Le Tribunal pénal international pour l'ex-Yougoslavie (TPIY) a acquitté en appel les ex-généraux croates Ante Gotovina et Mladen Markac. Ces derniers avaient été préalablement condamnés à 24 et 18 ans de prison pour crimes de guerre.
Considérés dans leur pays comme des "héros" de l'indépendance, les anciens généraux croates Ante Gotovina et Mladen Markac ont été acquittés vendredi en appel par le Tribunal pénal international pour l'ex-Yougoslavie (TPIY), qui les avait condamnés en première instance à 24 et 18 ans de prison, respectivement, pour crimes contre l'humanité et crimes de guerre.

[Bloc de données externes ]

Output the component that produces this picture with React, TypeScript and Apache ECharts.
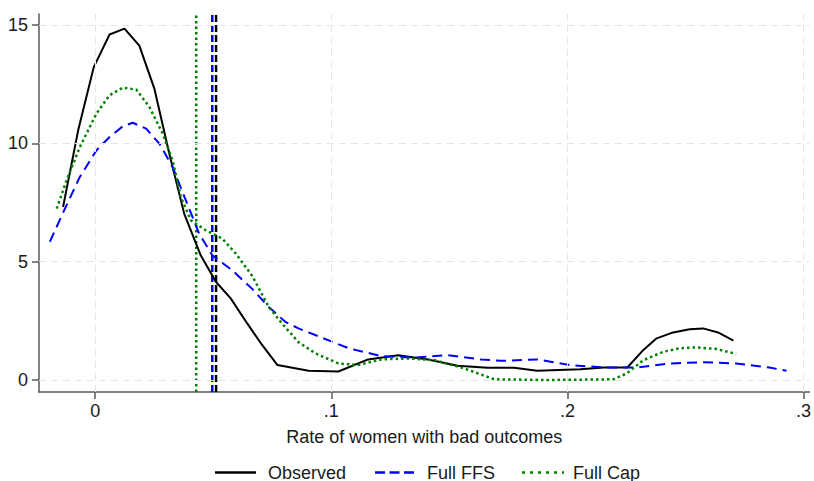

"La chambre d'appel (...) ordonne la libération immédiate d'Ante Gotovina et Mladen Markac et ordonne au greffe de prendre les dispositions nécessaires", a déclaré le juge Theodor Meron lors d'une audience publique à La Haye, où siège le TPIY.
La chambre d'appel a estimé vendredi que la condamnation des deux hommes avait été basée sur le raisonnement "erroné" selon lequel tout tir d'artillerie tombant à plus de 200 mètres d'une cible militaire était une attaque contre des civils. Elle a également cassé la conclusion de la chambre de première instance sur l'existence "d'une entreprise criminelle commune dont le but était le déplacement forcé et définitif des civils serbes de la région de la Krajina".
Les milliers de personnes rassemblées sur la place centrale de Zagreb pour regarder le jugement retransmis en direct sur un écran géant ont laissé exploser leur joie ou ont éclaté en sanglots, au même titre que les quelques supporteurs des deux généraux rassemblés dans la galerie du public du TPIY.
"Les mots ne peuvent pas décrire la situation, la justice existe!", s'est exclamé les larmes aux yeux Daniel Lukic, un représentant du Congrès mondial croate, une ONG qui défend les intérêts croates dans le monde, présent dans la galerie du public, alors que l'épouse de Mladen Markac, Mirjana, également présente au TPIY, était félicitée et enlacée par les supporteurs des deux généraux.
Ces derniers, le sourire au lèvres, se sont sobrement contentés d'échanger une poignée de main à la fin de l'audience. MM. Gotovina et Markac, tous deux 57 ans, avaient été reconnus coupables en avril 2011 de meurtre, traitements cruels et actes inhumains, notamment, lors de la guerre de Croatie (1991-1995) contre des Serbes de leur pays.
A l'extérieur du TPIY, des supporteurs des deux généraux ont débouché des bouteilles de champagne en reprenant en choeur des chants nationalistes croates. "C'est un grand jour pour nous", a soutenu Zvonko Komsic, 53 ans, avant de boire une gorgée de champagne.
Ante Gotovina avait mené en 1995 l'opération "Tempête" des forces croates, qui avait pour but la reconquête de la République serbe autoproclamée de Krajina (sud), une des dernières poches de résistance tenues par les Serbes de Croatie, et avait précipité la fin de la guerre de Croatie.
M. Gotovina était, selon l'accusation, responsable de la mort de 324 civils ou soldats ayant déposé les armes et du déplacement par la force de 90.000 Serbes de la Krajina. Les associations de victimes serbes évoquent pour leur part les chiffres de 220.000 réfugiés et de près de 1.200 civils tués.
L'accusation estimait en outre que d'anciens dirigeants croates, comme l'ex-président Franjo Tudjman, décédé en 1999, avaient, au même titre que M. Gotovina, participé à une "entreprise criminelle commune" visant à chasser les Serbes du pays.
Accueillie positivement par la Serbie et les organisations de défense des droits de l'Homme, la condamnation des deux généraux en première instance avait été très mal acceptée en Croatie, où ils sont considérés comme des "héros".
Des milliers de personnes avaient participé jeudi soir à des messes et veillées en soutien aux deux hommes organisées à travers la Croatie, qui rejoindra l'UE en juillet 2013 après avoir rempli une des conditions imposées en vue de son adhésion : coopérer avec le TPIY.
Ante Gotovina avait été arrêté dans le restaurant d'un hôtel de luxe sur les Îles Canaries en décembre 2005 après s'être caché pendant quatre ans, alors que ses co-accusés s'étaient livrés volontairement le 11 mars 2004. Le procès en première instance s'était ouvert le 11 mars 2008. Le procès en appel a eu lieu le 14 mai 2012.